Start of Source material
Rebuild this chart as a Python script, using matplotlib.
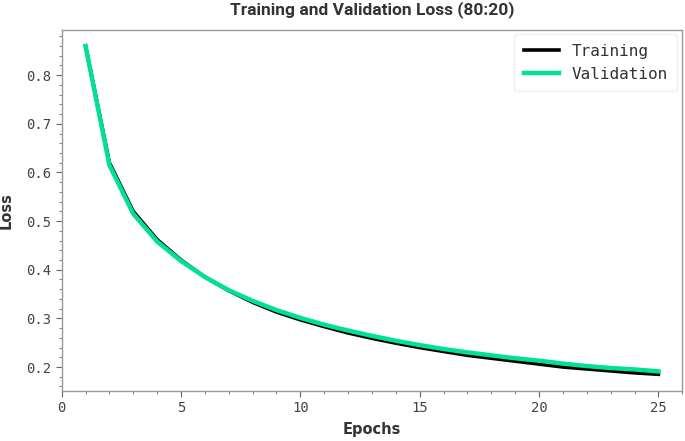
import numpy as np
import matplotlib
matplotlib.use("Agg")
import matplotlib.pyplot as plt
from matplotlib.ticker import MultipleLocator

# loss values per epoch
epochs = np.arange(1, 26)
train_loss = [0.860, 0.620, 0.520, 0.462, 0.420, 0.385, 0.357, 0.333, 0.313, 0.297,
              0.283, 0.270, 0.259, 0.249, 0.240, 0.232, 0.224, 0.218, 0.212, 0.206,
              0.200, 0.196, 0.192, 0.188, 0.185]
val_loss = [0.860, 0.615, 0.515, 0.458, 0.418, 0.385, 0.358, 0.336, 0.317, 0.301,
            0.287, 0.275, 0.264, 0.254, 0.245, 0.237, 0.230, 0.224, 0.218, 0.213,
            0.207, 0.202, 0.198, 0.195, 0.191]

mono = "DejaVu Sans Mono"

fig = plt.figure(figsize=(6.85, 4.41), dpi=100)
ax = fig.add_axes([0.090, 0.114, 0.906, 0.819])

ax.plot(epochs, train_loss, color="black", lw=2.6, label="Training")
ax.plot(epochs, val_loss, color="#00E096", lw=3.2, label="Validation")

ax.set_xlim(0, 26)
ax.xaxis.set_major_locator(MultipleLocator(5))
ax.xaxis.set_minor_locator(MultipleLocator(1))
ax.yaxis.set_major_locator(MultipleLocator(0.1))
ax.yaxis.set_minor_locator(MultipleLocator(0.02))

for s in ax.spines.values():
    s.set_color("#999999")
    s.set_linewidth(1.0)
ax.tick_params(which="both", direction="out", color="#666666", labelcolor="#444444")
ax.tick_params(which="major", length=4, labelsize=10)
ax.tick_params(which="minor", length=2)
for lab in ax.get_xticklabels() + ax.get_yticklabels():
    lab.set_family(mono)

ax.set_title("Training and Validation Loss (80:20)", fontsize=12.5, fontweight="bold",
             color="#333333", family="Roboto", pad=11)
ax.set_xlabel("Epochs", fontsize=10.5, fontweight="bold", color="#333333", labelpad=5)
ax.set_ylabel("Loss", fontsize=10.5, fontweight="bold", color="#333333", labelpad=9)

leg = ax.legend(loc="upper right", prop={"family": mono, "size": 11.5},
                frameon=True, fancybox=True, framealpha=1.0, edgecolor="#eeeeee",
                handlelength=2.2, borderpad=0.6, borderaxespad=0.3)
for t in leg.get_texts():
    t.set_color("#333333")

fig.savefig("out.png", dpi=100)
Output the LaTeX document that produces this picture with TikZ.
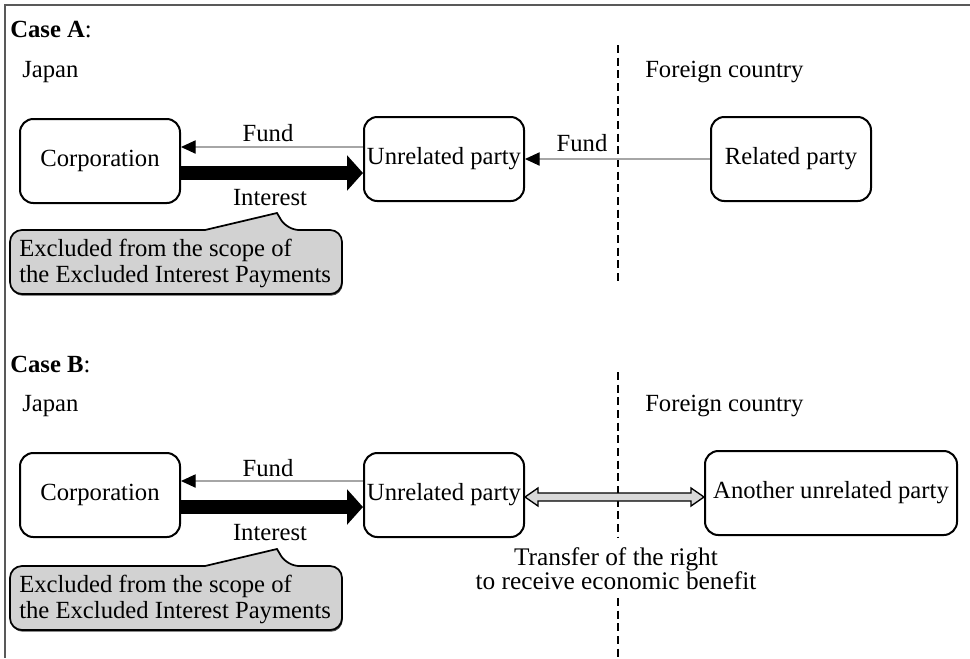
\documentclass[tikz,border=0pt]{standalone}
\usepackage{fontspec}
\setmainfont{Liberation Serif}
\usetikzlibrary{arrows.meta,calc,shadows}
\begin{document}
\begin{tikzpicture}[x=0.75pt,y=-0.75pt,
  box/.style={draw, line width=1.5pt, rounded corners=10pt, minimum width=120pt, minimum height=63pt, inner sep=0pt, font=\fontsize{18.5}{22}\selectfont},
  lbl/.style={font=\fontsize{18.5}{22}\selectfont, inner sep=0pt},
  fundarrow/.style={draw=gray!70, line width=0.8pt, -{Triangle[length=11pt,width=10pt,color=black]}},
  intarrow/.style={line width=11pt, -{Triangle[length=12pt,width=26pt]}},
  divider/.style={line width=1.5pt, dash pattern=on 6pt off 3.5pt},
  calloutbox/.style={fill=gray!35, draw, line width=1.3pt, drop shadow={shadow xshift=0.6pt, shadow yshift=-1.3pt, fill=black!70, opacity=1}},
  notetext/.style={anchor=west, align=left, inner sep=0pt, font=\fontsize{18.5}{19.5}\selectfont},
  dblarrow/.style={fill=gray!30, draw, line width=1pt},
]
\useasboundingbox (0,0) rectangle (970,658);
% frame
\draw[gray!70!black, line width=1.5pt] (970,5) -- (5,5) -- (5,658);

% ---------------- Case A ----------------
\node[lbl, anchor=west] (caseA) at (10,30) {\textbf{Case A}:};
\node[lbl, anchor=west] (japanA) at (22,72) {Japan};
\node[lbl, anchor=west] (foreignA) at (645,72) {Foreign country};
\draw[divider] (618,45) -- (618,282);

\node[box] (corpA) at (100,161) {Corporation};
\node[box] (unrA) at (444,159) {Unrelated party};
\node[box] (relA) at (791,159) {Related party};

\draw[fundarrow] ($(unrA.west)+(0,-12)$) -- ($(corpA.east)+(0,-14)$);
\draw[intarrow] ($(corpA.east)+(0,12)$) -- ($(unrA.west)+(0,14)$);
\draw[fundarrow] (relA.west) -- (unrA.east);

\node[lbl] (fundA1) at (268,133) {Fund};
\node[lbl] (intA) at (270,198) {Interest};
\node[lbl] (fundA2) at (582,143) {Fund};

\filldraw[calloutbox] (10,262) [rounded corners=9pt] -- (10,294) -- (342,294) -- (342,230) -- (287,230) [sharp corners] -- (277,213) -- (205,230) [rounded corners=9pt] -- (10,230) -- cycle;
\node[notetext] (noteA) at (19,263) {Excluded from the scope of\\the Excluded Interest Payments};

% ---------------- Case B ----------------
\node[lbl, anchor=west] (caseB) at (10,364) {\textbf{Case B}:};
\node[lbl, anchor=west] (japanB) at (22,406) {Japan};
\node[lbl, anchor=west] (foreignB) at (645,406) {Foreign country};
\draw[divider] (618,372) -- (618,538);
\draw[divider] (618,598) -- (618,658);

\node[box] (corpB) at (100,495) {Corporation};
\node[box] (unrB) at (444,495) {Unrelated party};
\node[box, minimum width=189pt] (anB) at (831,493) {Another unrelated party};

\draw[fundarrow] ($(unrB.west)+(0,-14)$) -- ($(corpB.east)+(0,-14)$);
\draw[intarrow] ($(corpB.east)+(0,12)$) -- ($(unrB.west)+(0,12)$);

\coordinate (d1) at ($(unrB.east)+(0,2)$);
\coordinate (d2) at ($(anB.west |- unrB.east)+(0,2)$);
\filldraw[dblarrow] (d1) -- ++(13,-9) -- ++(0,5) -- ($(d2)+(-13,-4)$) -- ++(0,-5) -- (d2) -- ++(-13,9) -- ++(0,-5) -- ($(d1)+(13,4)$) -- ++(0,5) -- cycle;

\node[lbl] (fundB) at (268,468) {Fund};
\node[lbl] (intB) at (270,533) {Interest};
\node[lbl, align=center, font=\fontsize{19}{18}\selectfont] (transfer) at (616,569) {Transfer of the right\\to receive economic benefit};

\filldraw[calloutbox] (10,598) [rounded corners=9pt] -- (10,630) -- (342,630) -- (342,566) -- (287,566) [sharp corners] -- (277,549) -- (205,566) [rounded corners=9pt] -- (10,566) -- cycle;
\node[notetext] (noteB) at (19,599) {Excluded from the scope of\\the Excluded Interest Payments};
\end{tikzpicture}
\end{document}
End of Source material
Give every line back word for word and leave the pictures out.

Answer in full
Rebuild this chart as a Python script, using matplotlib.
import numpy as np
import matplotlib
matplotlib.use("Agg")
import matplotlib.pyplot as plt
from matplotlib.ticker import MultipleLocator

# loss values per epoch
epochs = np.arange(1, 26)
train_loss = [0.860, 0.620, 0.520, 0.462, 0.420, 0.385, 0.357, 0.333, 0.313, 0.297,
              0.283, 0.270, 0.259, 0.249, 0.240, 0.232, 0.224, 0.218, 0.212, 0.206,
              0.200, 0.196, 0.192, 0.188, 0.185]
val_loss = [0.860, 0.615, 0.515, 0.458, 0.418, 0.385, 0.358, 0.336, 0.317, 0.301,
            0.287, 0.275, 0.264, 0.254, 0.245, 0.237, 0.230, 0.224, 0.218, 0.213,
            0.207, 0.202, 0.198, 0.195, 0.191]

mono = "DejaVu Sans Mono"

fig = plt.figure(figsize=(6.85, 4.41), dpi=100)
ax = fig.add_axes([0.090, 0.114, 0.906, 0.819])

ax.plot(epochs, train_loss, color="black", lw=2.6, label="Training")
ax.plot(epochs, val_loss, color="#00E096", lw=3.2, label="Validation")

ax.set_xlim(0, 26)
ax.xaxis.set_major_locator(MultipleLocator(5))
ax.xaxis.set_minor_locator(MultipleLocator(1))
ax.yaxis.set_major_locator(MultipleLocator(0.1))
ax.yaxis.set_minor_locator(MultipleLocator(0.02))

for s in ax.spines.values():
    s.set_color("#999999")
    s.set_linewidth(1.0)
ax.tick_params(which="both", direction="out", color="#666666", labelcolor="#444444")
ax.tick_params(which="major", length=4, labelsize=10)
ax.tick_params(which="minor", length=2)
for lab in ax.get_xticklabels() + ax.get_yticklabels():
    lab.set_family(mono)

ax.set_title("Training and Validation Loss (80:20)", fontsize=12.5, fontweight="bold",
             color="#333333", family="Roboto", pad=11)
ax.set_xlabel("Epochs", fontsize=10.5, fontweight="bold", color="#333333", labelpad=5)
ax.set_ylabel("Loss", fontsize=10.5, fontweight="bold", color="#333333", labelpad=9)

leg = ax.legend(loc="upper right", prop={"family": mono, "size": 11.5},
                frameon=True, fancybox=True, framealpha=1.0, edgecolor="#eeeeee",
                handlelength=2.2, borderpad=0.6, borderaxespad=0.3)
for t in leg.get_texts():
    t.set_color("#333333")

fig.savefig("out.png", dpi=100)
Output the LaTeX document that produces this picture with TikZ.
\documentclass[tikz,border=0pt]{standalone}
\usepackage{fontspec}
\setmainfont{Liberation Serif}
\usetikzlibrary{arrows.meta,calc,shadows}
\begin{document}
\begin{tikzpicture}[x=0.75pt,y=-0.75pt,
  box/.style={draw, line width=1.5pt, rounded corners=10pt, minimum width=120pt, minimum height=63pt, inner sep=0pt, font=\fontsize{18.5}{22}\selectfont},
  lbl/.style={font=\fontsize{18.5}{22}\selectfont, inner sep=0pt},
  fundarrow/.style={draw=gray!70, line width=0.8pt, -{Triangle[length=11pt,width=10pt,color=black]}},
  intarrow/.style={line width=11pt, -{Triangle[length=12pt,width=26pt]}},
  divider/.style={line width=1.5pt, dash pattern=on 6pt off 3.5pt},
  calloutbox/.style={fill=gray!35, draw, line width=1.3pt, drop shadow={shadow xshift=0.6pt, shadow yshift=-1.3pt, fill=black!70, opacity=1}},
  notetext/.style={anchor=west, align=left, inner sep=0pt, font=\fontsize{18.5}{19.5}\selectfont},
  dblarrow/.style={fill=gray!30, draw, line width=1pt},
]
\useasboundingbox (0,0) rectangle (970,658);
% frame
\draw[gray!70!black, line width=1.5pt] (970,5) -- (5,5) -- (5,658);

% ---------------- Case A ----------------
\node[lbl, anchor=west] (caseA) at (10,30) {\textbf{Case A}:};
\node[lbl, anchor=west] (japanA) at (22,72) {Japan};
\node[lbl, anchor=west] (foreignA) at (645,72) {Foreign country};
\draw[divider] (618,45) -- (618,282);

\node[box] (corpA) at (100,161) {Corporation};
\node[box] (unrA) at (444,159) {Unrelated party};
\node[box] (relA) at (791,159) {Related party};

\draw[fundarrow] ($(unrA.west)+(0,-12)$) -- ($(corpA.east)+(0,-14)$);
\draw[intarrow] ($(corpA.east)+(0,12)$) -- ($(unrA.west)+(0,14)$);
\draw[fundarrow] (relA.west) -- (unrA.east);

\node[lbl] (fundA1) at (268,133) {Fund};
\node[lbl] (intA) at (270,198) {Interest};
\node[lbl] (fundA2) at (582,143) {Fund};

\filldraw[calloutbox] (10,262) [rounded corners=9pt] -- (10,294) -- (342,294) -- (342,230) -- (287,230) [sharp corners] -- (277,213) -- (205,230) [rounded corners=9pt] -- (10,230) -- cycle;
\node[notetext] (noteA) at (19,263) {Excluded from the scope of\\the Excluded Interest Payments};

% ---------------- Case B ----------------
\node[lbl, anchor=west] (caseB) at (10,364) {\textbf{Case B}:};
\node[lbl, anchor=west] (japanB) at (22,406) {Japan};
\node[lbl, anchor=west] (foreignB) at (645,406) {Foreign country};
\draw[divider] (618,372) -- (618,538);
\draw[divider] (618,598) -- (618,658);

\node[box] (corpB) at (100,495) {Corporation};
\node[box] (unrB) at (444,495) {Unrelated party};
\node[box, minimum width=189pt] (anB) at (831,493) {Another unrelated party};

\draw[fundarrow] ($(unrB.west)+(0,-14)$) -- ($(corpB.east)+(0,-14)$);
\draw[intarrow] ($(corpB.east)+(0,12)$) -- ($(unrB.west)+(0,12)$);

\coordinate (d1) at ($(unrB.east)+(0,2)$);
\coordinate (d2) at ($(anB.west |- unrB.east)+(0,2)$);
\filldraw[dblarrow] (d1) -- ++(13,-9) -- ++(0,5) -- ($(d2)+(-13,-4)$) -- ++(0,-5) -- (d2) -- ++(-13,9) -- ++(0,-5) -- ($(d1)+(13,4)$) -- ++(0,5) -- cycle;

\node[lbl] (fundB) at (268,468) {Fund};
\node[lbl] (intB) at (270,533) {Interest};
\node[lbl, align=center, font=\fontsize{19}{18}\selectfont] (transfer) at (616,569) {Transfer of the right\\to receive economic benefit};

\filldraw[calloutbox] (10,598) [rounded corners=9pt] -- (10,630) -- (342,630) -- (342,566) -- (287,566) [sharp corners] -- (277,549) -- (205,566) [rounded corners=9pt] -- (10,566) -- cycle;
\node[notetext] (noteB) at (19,599) {Excluded from the scope of\\the Excluded Interest Payments};
\end{tikzpicture}
\end{document}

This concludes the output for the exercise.